__Information supplied__

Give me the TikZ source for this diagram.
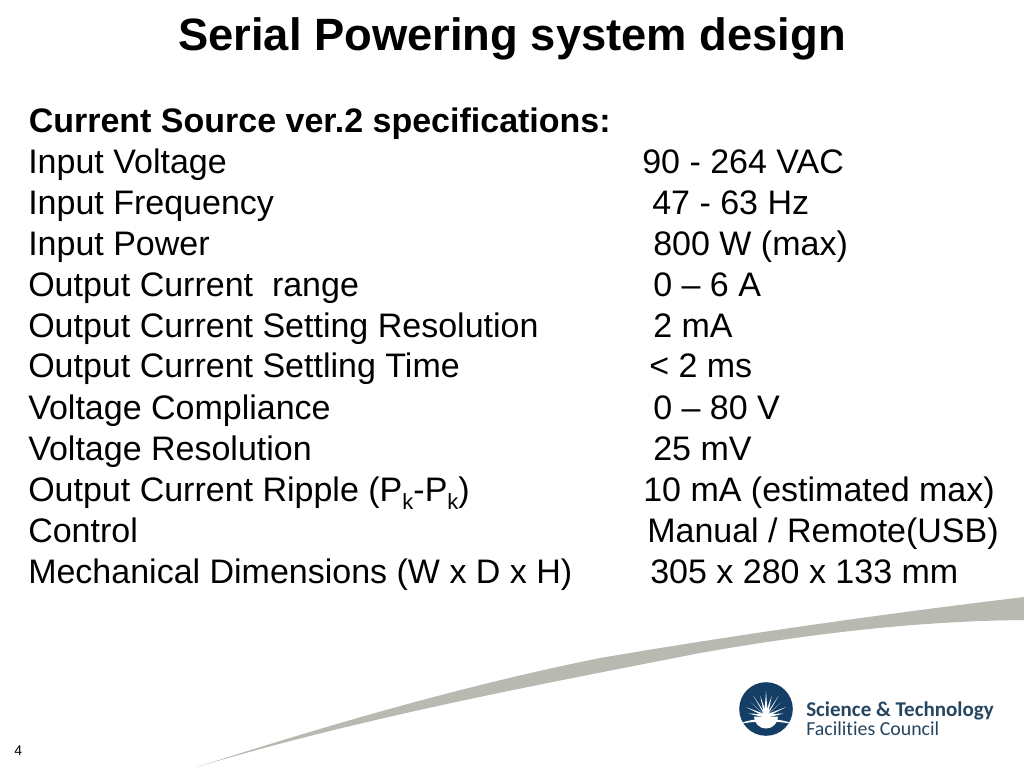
\documentclass[tikz,border=0pt]{standalone}
\usepackage{fontspec}
\setmainfont{Liberation Sans}
\newfontfamily\logofont[Ligatures={NoCommon}]{Carlito}
\definecolor{swoosh}{RGB}{184,186,178}
\definecolor{stfc}{RGB}{20,62,102}
\definecolor{stfctext}{RGB}{38,70,96}
\tikzset{
 spec/.style={anchor=base west,inner sep=0pt,font=\fontsize{25.5}{30}\selectfont,text=black},
 titletext/.style={anchor=base,inner sep=0pt,font=\fontsize{34}{40}\bfseries\selectfont},
}
\newcommand{\subk}{\raisebox{-0.45ex}{\fontsize{16.5}{16.5}\selectfont k}}
\begin{document}
\begin{tikzpicture}[x=0.75pt,y=-0.75pt]
\useasboundingbox (0,0) rectangle (1024,768);
\fill[white] (0,0) rectangle (1024,768);
\fill[swoosh] (197,767) .. controls (331,724) and (466,685) .. (600,658)
  .. controls (741,634) and (883,614) .. (1024,597)
  -- (1024,620) .. controls (916,621) and (808,634) .. (700,653)
  .. controls (532,686) and (365,717) .. (197,767) -- cycle;
\node[titletext] (title) at (512,50) {Serial Powering system design};
\node[spec] (h) at (28.5,132) {\bfseries Current Source ver.2 specifications:};
\node[spec] (l1) at (28,173) {Input Voltage};
\node[spec] (v1) at (642,173) {90 - 264 VAC};
\node[spec] (l2) at (28,214) {Input Frequency};
\node[spec] (v2) at (652,214) {47 - 63 Hz};
\node[spec] (l3) at (28,255) {Input Power};
\node[spec] (v3) at (653,255) {800 W (max)};
\node[spec] (l4) at (28,296) {Output Current\ \ range};
\node[spec] (v4) at (653,296) {0 – 6 A};
\node[spec] (l5) at (28,337) {Output Current Setting Resolution};
\node[spec] (v5) at (653,337) {2 mA};
\node[spec] (l6) at (28,377.5) {Output Current Settling Time};
\node[spec] (v6) at (649,377.5) {< 2 ms};
\node[spec] (l7) at (28,419) {Voltage Compliance};
\node[spec] (v7) at (653,419) {0 – 80 V};
\node[spec] (l8) at (28,460) {Voltage Resolution};
\node[spec] (v8) at (653,460) {25 mV};
\node[spec] (l9) at (28,501) {Output Current Ripple (P\subk-P\subk)};
\node[spec] (v9) at (643,501) {10 mA (estimated max)};
\node[spec] (l10) at (28,542) {Control};
\node[spec] (v10) at (647,542) {Manual / Remote(USB)};
\node[spec] (l11) at (28,583) {Mechanical Dimensions (W x D x H)};
\node[spec] (v11) at (650,583) {305 x 280 x 133 mm};
\node[anchor=base west,inner sep=0pt,font=\fontsize{10.5}{12}\selectfont] (num) at (14,755) {4};
% logo
\fill[stfc] (766,709) circle (26.8);
\begin{scope}
\clip (766,709) circle (26.8);
\foreach \a/\r in {8/18,24/22,42/20,58/24,74/21,90/25,106/21,122/24,138/20,156/22,172/18}{
  \fill[white] ({766-1.8*sin(\a)},{716+1.8*cos(\a)}) -- ({766+\r*cos(\a)},{716-\r*sin(\a)}) -- ({766+1.8*sin(\a)},{716-1.8*cos(\a)}) -- cycle;
}
\fill[white] (754,716.5) arc (180:0:12) -- cycle;
\fill[white] (738,724.5) .. controls (752,717) and (780,717) .. (794,724.5) .. controls (780,720.5) and (752,720.5) .. (738,724.5) -- cycle;
\end{scope}
\node[anchor=base west,inner sep=0pt,text=stfctext,font=\logofont\fontsize{15.75}{18}\bfseries\selectfont] (sci) at (806,716.5) {Science \& Technology};
\node[anchor=base west,inner sep=0pt,text=stfctext,font=\logofont\fontsize{14.9}{18}\selectfont] (fac) at (806,735.5) {Facilities Council};
\end{tikzpicture}
\end{document}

__Stated goal__
Repeat all the data as it stands, dropping any images it holds.

__Result for this exercise__
Give me the TikZ source for this diagram.
\documentclass[tikz,border=0pt]{standalone}
\usepackage{fontspec}
\setmainfont{Liberation Sans}
\newfontfamily\logofont[Ligatures={NoCommon}]{Carlito}
\definecolor{swoosh}{RGB}{184,186,178}
\definecolor{stfc}{RGB}{20,62,102}
\definecolor{stfctext}{RGB}{38,70,96}
\tikzset{
 spec/.style={anchor=base west,inner sep=0pt,font=\fontsize{25.5}{30}\selectfont,text=black},
 titletext/.style={anchor=base,inner sep=0pt,font=\fontsize{34}{40}\bfseries\selectfont},
}
\newcommand{\subk}{\raisebox{-0.45ex}{\fontsize{16.5}{16.5}\selectfont k}}
\begin{document}
\begin{tikzpicture}[x=0.75pt,y=-0.75pt]
\useasboundingbox (0,0) rectangle (1024,768);
\fill[white] (0,0) rectangle (1024,768);
\fill[swoosh] (197,767) .. controls (331,724) and (466,685) .. (600,658)
  .. controls (741,634) and (883,614) .. (1024,597)
  -- (1024,620) .. controls (916,621) and (808,634) .. (700,653)
  .. controls (532,686) and (365,717) .. (197,767) -- cycle;
\node[titletext] (title) at (512,50) {Serial Powering system design};
\node[spec] (h) at (28.5,132) {\bfseries Current Source ver.2 specifications:};
\node[spec] (l1) at (28,173) {Input Voltage};
\node[spec] (v1) at (642,173) {90 - 264 VAC};
\node[spec] (l2) at (28,214) {Input Frequency};
\node[spec] (v2) at (652,214) {47 - 63 Hz};
\node[spec] (l3) at (28,255) {Input Power};
\node[spec] (v3) at (653,255) {800 W (max)};
\node[spec] (l4) at (28,296) {Output Current\ \ range};
\node[spec] (v4) at (653,296) {0 – 6 A};
\node[spec] (l5) at (28,337) {Output Current Setting Resolution};
\node[spec] (v5) at (653,337) {2 mA};
\node[spec] (l6) at (28,377.5) {Output Current Settling Time};
\node[spec] (v6) at (649,377.5) {< 2 ms};
\node[spec] (l7) at (28,419) {Voltage Compliance};
\node[spec] (v7) at (653,419) {0 – 80 V};
\node[spec] (l8) at (28,460) {Voltage Resolution};
\node[spec] (v8) at (653,460) {25 mV};
\node[spec] (l9) at (28,501) {Output Current Ripple (P\subk-P\subk)};
\node[spec] (v9) at (643,501) {10 mA (estimated max)};
\node[spec] (l10) at (28,542) {Control};
\node[spec] (v10) at (647,542) {Manual / Remote(USB)};
\node[spec] (l11) at (28,583) {Mechanical Dimensions (W x D x H)};
\node[spec] (v11) at (650,583) {305 x 280 x 133 mm};
\node[anchor=base west,inner sep=0pt,font=\fontsize{10.5}{12}\selectfont] (num) at (14,755) {4};
% logo
\fill[stfc] (766,709) circle (26.8);
\begin{scope}
\clip (766,709) circle (26.8);
\foreach \a/\r in {8/18,24/22,42/20,58/24,74/21,90/25,106/21,122/24,138/20,156/22,172/18}{
  \fill[white] ({766-1.8*sin(\a)},{716+1.8*cos(\a)}) -- ({766+\r*cos(\a)},{716-\r*sin(\a)}) -- ({766+1.8*sin(\a)},{716-1.8*cos(\a)}) -- cycle;
}
\fill[white] (754,716.5) arc (180:0:12) -- cycle;
\fill[white] (738,724.5) .. controls (752,717) and (780,717) .. (794,724.5) .. controls (780,720.5) and (752,720.5) .. (738,724.5) -- cycle;
\end{scope}
\node[anchor=base west,inner sep=0pt,text=stfctext,font=\logofont\fontsize{15.75}{18}\bfseries\selectfont] (sci) at (806,716.5) {Science \& Technology};
\node[anchor=base west,inner sep=0pt,text=stfctext,font=\logofont\fontsize{14.9}{18}\selectfont] (fac) at (806,735.5) {Facilities Council};
\end{tikzpicture}
\end{document}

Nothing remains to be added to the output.